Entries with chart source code

···

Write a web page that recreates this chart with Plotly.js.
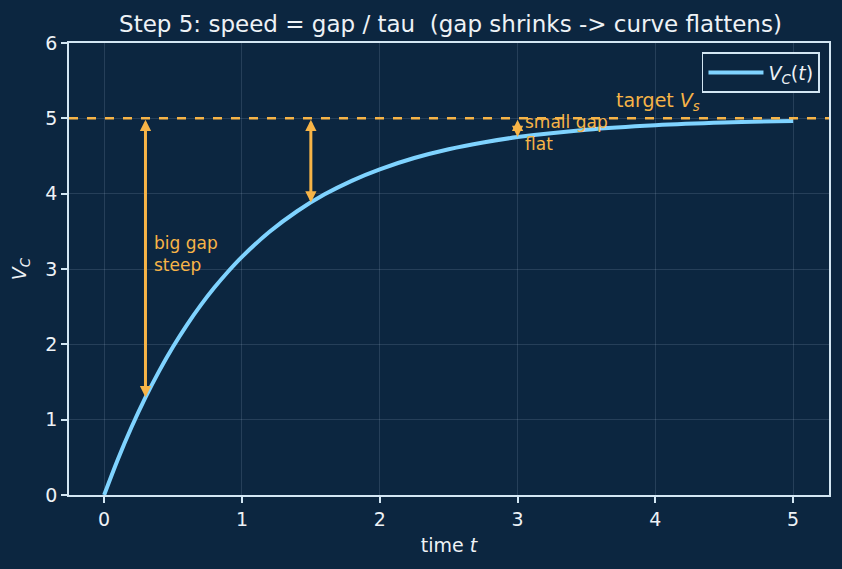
<!DOCTYPE html>
<html><head><meta charset="utf-8">
<script src="https://cdn.plot.ly/plotly-3.0.1.min.js"></script>
<style>html,body{margin:0;padding:0;background:#0c2640;}</style>
</head><body>
<div id="chart" style="width:842px;height:569px;"></div>
<script>
const tValues = [0,0.1,0.2,0.3,0.4,0.5,0.6,0.7,0.8,0.9,1.0,1.2,1.4,1.6,1.8,2.0,2.25,2.5,2.75,3.0,3.5,4.0,4.5,5.0];
const vcValues = [0,0.476,0.906,1.296,1.648,1.967,2.256,2.517,2.753,2.967,3.161,3.494,3.767,3.991,4.174,4.323,4.473,4.590,4.680,4.751,4.849,4.908,4.944,4.966];
const targetVs = 5;
const gapT = [0.3, 1.5, 3.0];
const gapV = [1.296, 3.884, 4.751];
const gapLabels = ["big gap<br>steep", null, "small gap<br>flat"];

const orange = '#f7b447';
const fg = '#eef2f6';
const axisCol = '#d3e6f3';
const gridCol = 'rgba(200,220,240,0.14)';

const annotations = [];
gapT.forEach((t, i) => {
  annotations.push({x: t, y: gapV[i], ax: t, ay: targetVs, xref: 'x', yref: 'y', axref: 'x', ayref: 'y',
    showarrow: true, arrowhead: 2, startarrowhead: 2, arrowside: 'end+start', arrowsize: 0.75, startarrowsize: 0.75,
    arrowwidth: 3, arrowcolor: orange, text: ''});
});
annotations.push({x: gapT[0] + 0.05, y: 3.2, xref: 'x', yref: 'y', text: gapLabels[0], showarrow: false,
  xanchor: 'left', yanchor: 'middle', align: 'left', font: {family: 'DejaVu Sans', size: 17, color: orange}});
annotations.push({x: gapT[2] + 0.04, y: 4.8, xref: 'x', yref: 'y', text: gapLabels[2], showarrow: false,
  xanchor: 'left', yanchor: 'middle', align: 'left', font: {family: 'DejaVu Sans', size: 17, color: orange}});
annotations.push({x: 3.7, y: targetVs + 0.03, xref: 'x', yref: 'y', text: 'target <i>V</i><sub><i>s</i></sub>', showarrow: false,
  xanchor: 'left', yanchor: 'bottom', font: {family: 'DejaVu Sans', size: 19, color: orange}});

const data = [{
  x: tValues, y: vcValues, type: 'scatter', mode: 'lines',
  line: {color: '#7fd3ff', width: 4, shape: 'spline'},
  name: '<i>V</i><sub><i>C</i></sub>(<i>t</i>)'
}];

const layout = {
  width: 842, height: 569,
  paper_bgcolor: '#0c2640', plot_bgcolor: '#0c2640',
  margin: {l: 69, r: 13, t: 43, b: 74},
  font: {family: 'DejaVu Sans', color: fg, size: 19},
  title: {text: 'Step 5: speed = gap / tau  (gap shrinks -> curve flattens)', x: 0.535, xanchor: 'center',
    y: 0.958, yanchor: 'middle', font: {size: 23, color: fg}},
  xaxis: {range: [-0.255, 5.26], tickvals: [0,1,2,3,4,5], showgrid: true, gridcolor: gridCol, gridwidth: 1,
    zeroline: false, showline: true, linecolor: axisCol, linewidth: 1.6, mirror: true,
    ticks: 'outside', ticklen: 6, tickwidth: 1.6, tickcolor: axisCol, tickfont: {size: 19, color: fg},
    title: {text: 'time <i>t</i>', font: {size: 19, color: fg}, standoff: 10}},
  yaxis: {range: [0, 6], tickvals: [0,1,2,3,4,5,6], showgrid: true, gridcolor: gridCol, gridwidth: 1,
    zeroline: false, showline: true, linecolor: axisCol, linewidth: 1.6, mirror: true,
    ticks: 'outside', ticklen: 6, tickwidth: 1.6, tickcolor: axisCol, tickfont: {size: 19, color: fg},
    title: {text: '<i>V</i><sub><i>C</i></sub>', font: {size: 19, color: fg}, standoff: 14}},
  shapes: [{type: 'line', xref: 'paper', x0: 0, x1: 1, yref: 'y', y0: targetVs, y1: targetVs,
    line: {color: orange, width: 2.5, dash: 'dash'}}],
  annotations: annotations,
  showlegend: true,
  legend: {x: 0.988, y: 0.98, xanchor: 'right', yanchor: 'top', bgcolor: '#0c2640',
    bordercolor: axisCol, borderwidth: 1.6, font: {size: 19, color: fg}, itemwidth: 55}
};

Plotly.newPlot('chart', data, layout, {displayModeBar: false});
</script>
</body></html>
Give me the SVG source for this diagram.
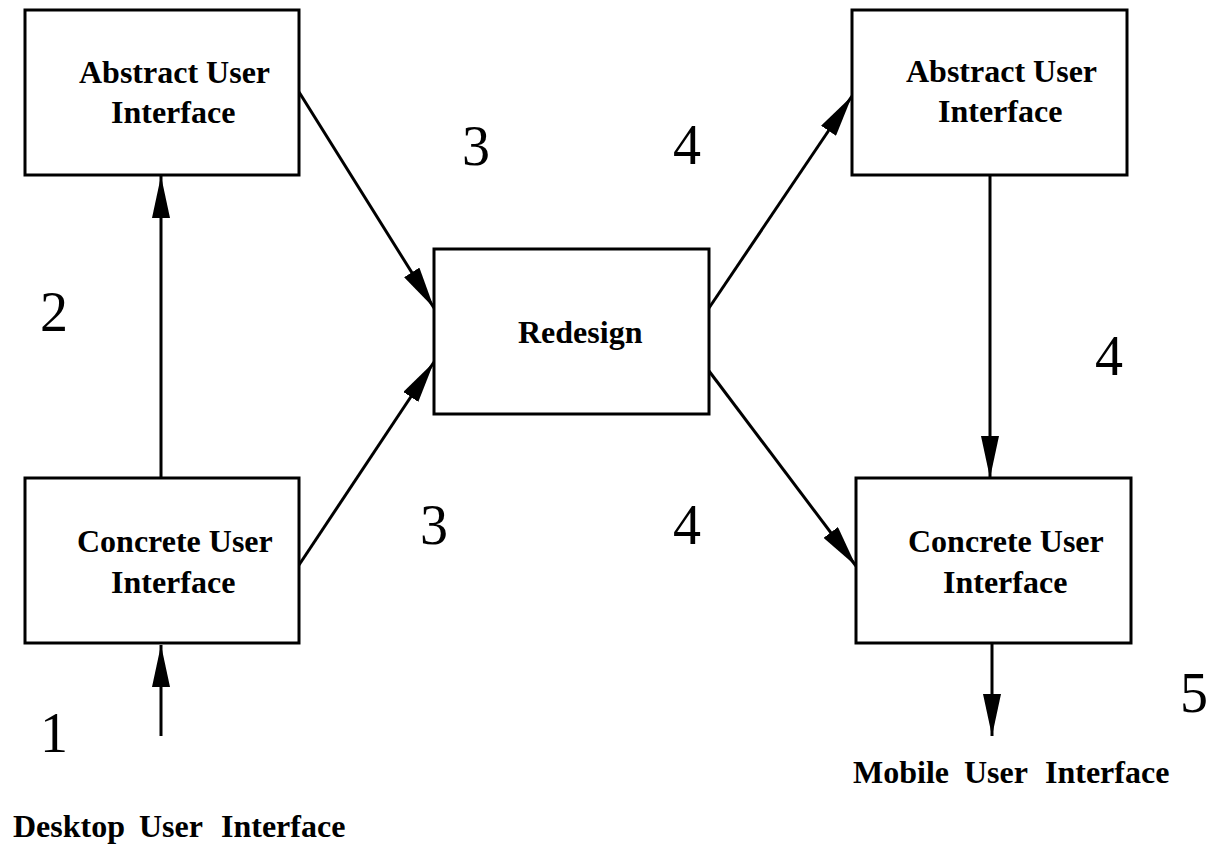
<svg xmlns="http://www.w3.org/2000/svg" width="1211" height="845" viewBox="0 0 1211 845">
  <style>
    .box { fill: #ffffff; stroke: #000000; stroke-width: 3; }
    .lbl { font-family: "Liberation Serif", "Times New Roman", serif; font-weight: bold; font-size: 32px; fill: #000000; }
    .num { font-family: "Liberation Serif", "Times New Roman", serif; font-size: 56px; fill: #000000; }
    .edge { stroke: #000000; stroke-width: 3; fill: none; marker-end: url(#head); }
  </style>
  <defs>
    <marker id="head" viewBox="0 0 42 18" refX="42" refY="9" markerWidth="42" markerHeight="18" markerUnits="userSpaceOnUse" orient="auto">
      <path d="M0,0 L42,9 L0,18 z" fill="#000000"/>
    </marker>
  </defs>
  <rect width="1211" height="845" fill="#ffffff"/>

  <!-- connectors -->
  <g id="connectors">
    <line class="edge" x1="161" y1="736" x2="161" y2="645"/>
    <line class="edge" x1="161" y1="478" x2="161" y2="176"/>
    <line class="edge" x1="299" y1="92" x2="434" y2="308"/>
    <line class="edge" x1="299" y1="565" x2="434" y2="362"/>
    <line class="edge" x1="709" y1="308" x2="852" y2="96"/>
    <line class="edge" x1="709" y1="371" x2="856" y2="566"/>
    <line class="edge" x1="990" y1="175" x2="990" y2="478"/>
    <line class="edge" x1="992" y1="643" x2="992" y2="736"/>
  </g>

  <!-- nodes -->
  <g id="abstract-desktop">
    <rect class="box" x="25" y="10" width="274" height="165"/>
    <text class="lbl" x="79" y="83">Abstract User</text>
    <text class="lbl" x="111" y="123">Interface</text>
  </g>
  <g id="concrete-desktop">
    <rect class="box" x="25" y="478" width="274" height="165"/>
    <text class="lbl" x="77" y="552">Concrete User</text>
    <text class="lbl" x="111" y="593">Interface</text>
  </g>
  <g id="redesign">
    <rect class="box" x="434" y="249" width="275" height="165"/>
    <text class="lbl" x="518" y="343">Redesign</text>
  </g>
  <g id="abstract-mobile">
    <rect class="box" x="852" y="10" width="275" height="165"/>
    <text class="lbl" x="906" y="82">Abstract User</text>
    <text class="lbl" x="938" y="122">Interface</text>
  </g>
  <g id="concrete-mobile">
    <rect class="box" x="856" y="478" width="275" height="165"/>
    <text class="lbl" x="908" y="552">Concrete User</text>
    <text class="lbl" x="943" y="593">Interface</text>
  </g>

  <!-- input / output labels -->
  <g id="desktop-ui">
    <text class="lbl" x="13" y="837">Desktop</text>
    <text class="lbl" x="139" y="837">User</text>
    <text class="lbl" x="221" y="837">Interface</text>
  </g>
  <g id="mobile-ui">
    <text class="lbl" x="853" y="783">Mobile</text>
    <text class="lbl" x="964" y="783">User</text>
    <text class="lbl" x="1045" y="783">Interface</text>
  </g>

  <!-- step numbers -->
  <g id="steps">
    <text class="num" x="40" y="752">1</text>
    <text class="num" x="40" y="331">2</text>
    <text class="num" x="462" y="165">3</text>
    <text class="num" x="420" y="544">3</text>
    <text class="num" x="673" y="164">4</text>
    <text class="num" x="673" y="544">4</text>
    <text class="num" x="1095" y="375">4</text>
    <text class="num" x="1180" y="712">5</text>
  </g>
</svg>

···

Whenever "this" turns up in a line, pick that line out.

Write a web page that recreates this chart with Plotly.js.
Give me the SVG source for this diagram.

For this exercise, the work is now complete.